Wednesday, January 17, 2007

The Making and Unmaking of a Child Soldier

This is a compelling account of a child soldier in Sierra Leone, who describes how he was able to kill without mercy, but still retained an underlying guilt, which haunted him once he was removed from the frontlines and withdrew from "brown brown," (a mixture of cocaine and gunpowder), and other drugs...It is a tragic story, which echoes the sorts of experiences of those I worked with and interviewed on my trip to Sierra Leone several months ago. What really amazed me in my interviews is how many of these young people seemed to be psychologically healthy, despite undergoing unspeakable trauma...seeing pregnant women being sliced open and the babies falling from the bellies, while the killers laughed at the dying mother and child; being given a choice between being killed or watching one's wife get gang-raped, living for a month in the jungle with a broken leg and subsisting on a single papaya after a rebel attack etc...As Mohammed described to me, he became so emaciated after a month of a single papaya that when he finally returned to his family...they were unable to recognize him... They thought he was a ghost.
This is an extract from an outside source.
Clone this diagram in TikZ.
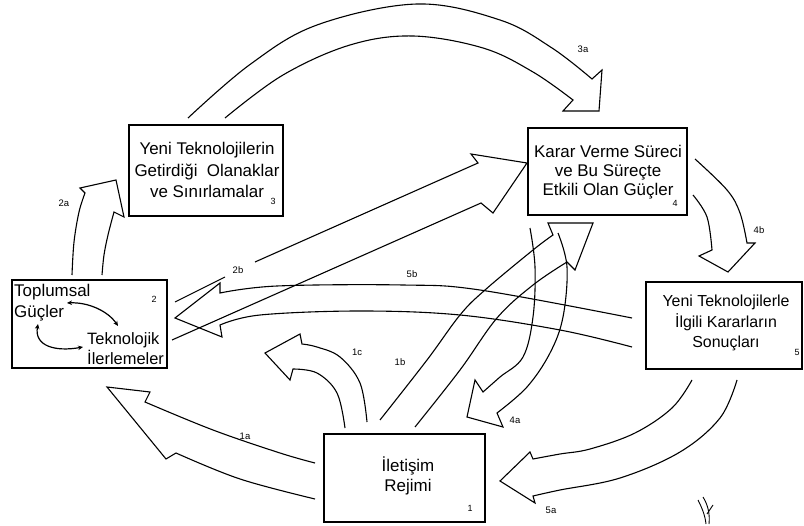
\documentclass[tikz,border=0pt]{standalone}
\usepackage{fontspec}
\setmainfont{Liberation Sans}
\usetikzlibrary{arrows.meta}
\tikzset{
  box/.style={draw, line width=1.7bp, inner sep=0pt, outer sep=0pt},
  blk/.style={draw, line width=1.1bp, line join=miter},
  txt/.style={inner sep=0pt, align=center},
  num/.style={inner sep=0pt, font=\fontsize{9}{10}\selectfont},
  lbl/.style={inner sep=0pt, font=\fontsize{9.5}{10}\selectfont},
  dbl/.style={line width=1.2bp, {Stealth[length=5bp,width=4.5bp]}-{Stealth[length=5bp,width=4.5bp]}},
  sm/.style={smooth, tension=0.6}
}
\begin{document}
\begin{tikzpicture}[x=1bp, y=-1bp]
\useasboundingbox (0,0) rectangle (804,526);

% boxes
\node[box, minimum width=154bp, minimum height=91bp] (b3) at (206,170.5) {};
\node[box, minimum width=159bp, minimum height=87bp] (b4) at (607.5,171.5) {};
\node[box, minimum width=155bp, minimum height=88bp] (b2) at (89.5,324) {};
\node[box, minimum width=156bp, minimum height=87bp] (b5) at (724,325.5) {};
\node[box, minimum width=161bp, minimum height=88bp] (b1) at (404.5,478) {};

% texts
\node[txt, font=\fontsize{17}{22}\selectfont] (t3) at (207,170) {Yeni Teknolojilerin\\Getirdiği\ \ Olanaklar\\ve Sınırlamalar};
\node[txt, font=\fontsize{17}{19}\selectfont] (t4) at (608,172) {Karar Verme Süreci\\ve Bu Süreçte\\Etkili Olan Güçler};
\node[txt, font=\fontsize{16}{20.5}\selectfont] (t5) at (726,323) {Yeni Teknolojilerle\\İlgili Kararların\\Sonuçları};
\node[txt, font=\fontsize{17}{20}\selectfont] (t1) at (408,476) {İletişim\\Rejimi};
\node[txt, align=left, anchor=west, font=\fontsize{17}{21}\selectfont] (t2a) at (14,303) {Toplumsal\\Güçler};
\node[txt, align=left, anchor=west, font=\fontsize{16.5}{20}\selectfont] (t2b) at (87,349) {Teknolojik\\İlerlemeler};

% box numbers
\node[num] (n3) at (273,201) {3};
\node[num] (n4) at (675,203) {4};
\node[num] (n2) at (154,299) {2};
\node[num] (n5) at (797,352) {5};
\node[num] (n1) at (470,508) {1};

% arrows inside box 2
\coordinate (g1) at (67,303);
\coordinate (k1) at (118,326);
\coordinate (g2) at (38,324);
\coordinate (k2) at (83,347);
\draw[dbl] (g1) .. controls (88,302) and (108,311) .. (k1);
\draw[dbl] (g2) .. controls (34,346) and (55,352) .. (k2);

% 3a
\draw[blk] plot[sm] coordinates {(188,118) (250,64.5) (317,25) (417,4) (500,20) (552,48) (592,79)}
  -- (602,70) -- (599,111) -- (563,111) -- (573,100)
  -- plot[sm] coordinates {(573,100) (533,72) (483,48) (413,36) (350,45) (283,75) (225,118)};

% 2a
\draw[blk] plot[sm] coordinates {(72,275) (74,242) (79,212) (85,193)}
  -- (80,188) -- (116,180) -- (124,217) -- (114,212)
  -- plot[sm] coordinates {(114,212) (108,235) (104,255) (102,275)};

% 2b
\draw[blk] (175,302) -- (225,277);
\draw[blk] (255,262) -- (478,163) -- (471,154) -- (527,163) -- (493,213) -- (481,203) -- (172,340);

% 5b
\draw[blk] plot[sm] coordinates {(632,318) (480,290) (403,285) (277,286) (220,293)}
  -- (220,283) -- (175,318) -- (222,337) -- (220,325)
  -- plot[sm] coordinates {(220,325) (260,315) (360,311) (460,315) (560,330) (632,347)};

% 1a
\draw[blk] plot[sm] coordinates {(315,463) (280,453) (213,430) (145,402)}
  -- (150,392) -- (107,387) -- (166,459) -- (176,453)
  -- plot[sm] coordinates {(176,453) (240,479) (315,499)};

% 1c
\draw[blk] plot[sm] coordinates {(367,422) (360,383) (340,357) (317,347) (302,344)}
  -- (300,334) -- (265,353) -- (290,380) -- (293,369)
  -- plot[sm] coordinates {(293,369) (317,373) (337,393) (345,428)};

% 1b
\draw[blk] plot[sm] coordinates {(380,420) (427,360) (460,315) (485,290) (533,250) (553,235)}
  -- (548,223) -- (593,223) -- (575,270) -- (567,262)
  -- plot[sm] coordinates {(567,262) (533,285) (497,318) (460,370) (415,427)};

% 4a
\draw[blk] plot[sm] coordinates {(530,228) (535,267) (533,317) (523,357) (500,377) (483,392)}
  -- (475,380) -- (467,417) -- (503,427) -- (497,413)
  -- plot[sm] coordinates {(497,413) (527,387) (550,353) (563,317) (567,267) (558,233)};

% 4b
\draw[blk] plot[sm] coordinates {(695,159) (727,190) (740,213) (747,243)}
  -- (755,243) -- (728,272) -- (699,256) -- (712,250)
  -- plot[sm] coordinates {(712,250) (707,217) (693,195)};

% 5a
\draw[blk] plot[sm] coordinates {(692,380) (672,408) (635,433) (590,449) (560,454) (533,459)}
  -- (530,452) -- (500,481) -- (535,503) -- (533,496)
  -- plot[sm] coordinates {(533,496) (560,490) (620,478) (680,452) (720,418) (737,380)};

% arrow labels
\node[lbl] (l3a) at (583,49) {3a};
\node[lbl] (l2a) at (64,203) {2a};
\node[lbl] (l2b) at (238,270) {2b};
\node[lbl] (l5b) at (412,274) {5b};
\node[lbl] (l4b) at (759,230) {4b};
\node[lbl] (l1c) at (357,352) {1c};
\node[lbl] (l1b) at (400,362) {1b};
\node[lbl] (l1a) at (245,436) {1a};
\node[lbl] (l4a) at (515,420) {4a};
\node[lbl] (l5a) at (551,510) {5a};

% pen mark
\draw[line width=0.9bp] (698,500) .. controls (702,508) and (705,515) .. (706,524);
\draw[line width=0.9bp] (703,497) .. controls (708,505) and (710,514) .. (709,524);
\draw[line width=0.9bp] (707,514) -- (713,505);
\end{tikzpicture}
\end{document}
The other issue is that there is now a whole generation of youngsters (who were given blanket amnesty) after the war, who have not been educated. Many are also still hooked on "brown brown." It is frightening indeed to imagine that these will be the future adults in this country, which is already in such dire straits---no electricity for 40 years, few passable roads, endemic corruption etc...

Much of the history, economic dynamics, and yes, natural beauty of the country is captured in the movie, "Blood Diamond," which I highly recommend.


During that time, a lot of things were done with no reason or explanation. Sometimes we were asked to leave for war in the middle of a movie. We would come back hours later after killing many people and continue the movie as if we had just returned from intermission. We were always either on the front lines, watching a war movie or doing drugs. There was no time to be alone or to think. When we conversed with one another, we talked only about the movies and how impressed we were with the way either the lieutenant, the corporal or one of us had killed someone. It was as if nothing else existed.

The villages that we captured and turned into our bases as we went along and the forests that we slept in became my home. My squad was my family, my gun was my provider and protector and my rule was to kill or be killed. The extent of my thoughts didn’t go much beyond that. We had been fighting for more than two years, and killing had become a daily activity. I felt no pity for anyone. My childhood had gone by without my knowing, and it seemed as if my heart had frozen. I knew that day and night came and went because of the presence of the moon and the sun, but I had no idea whether it was a Sunday or a Friday.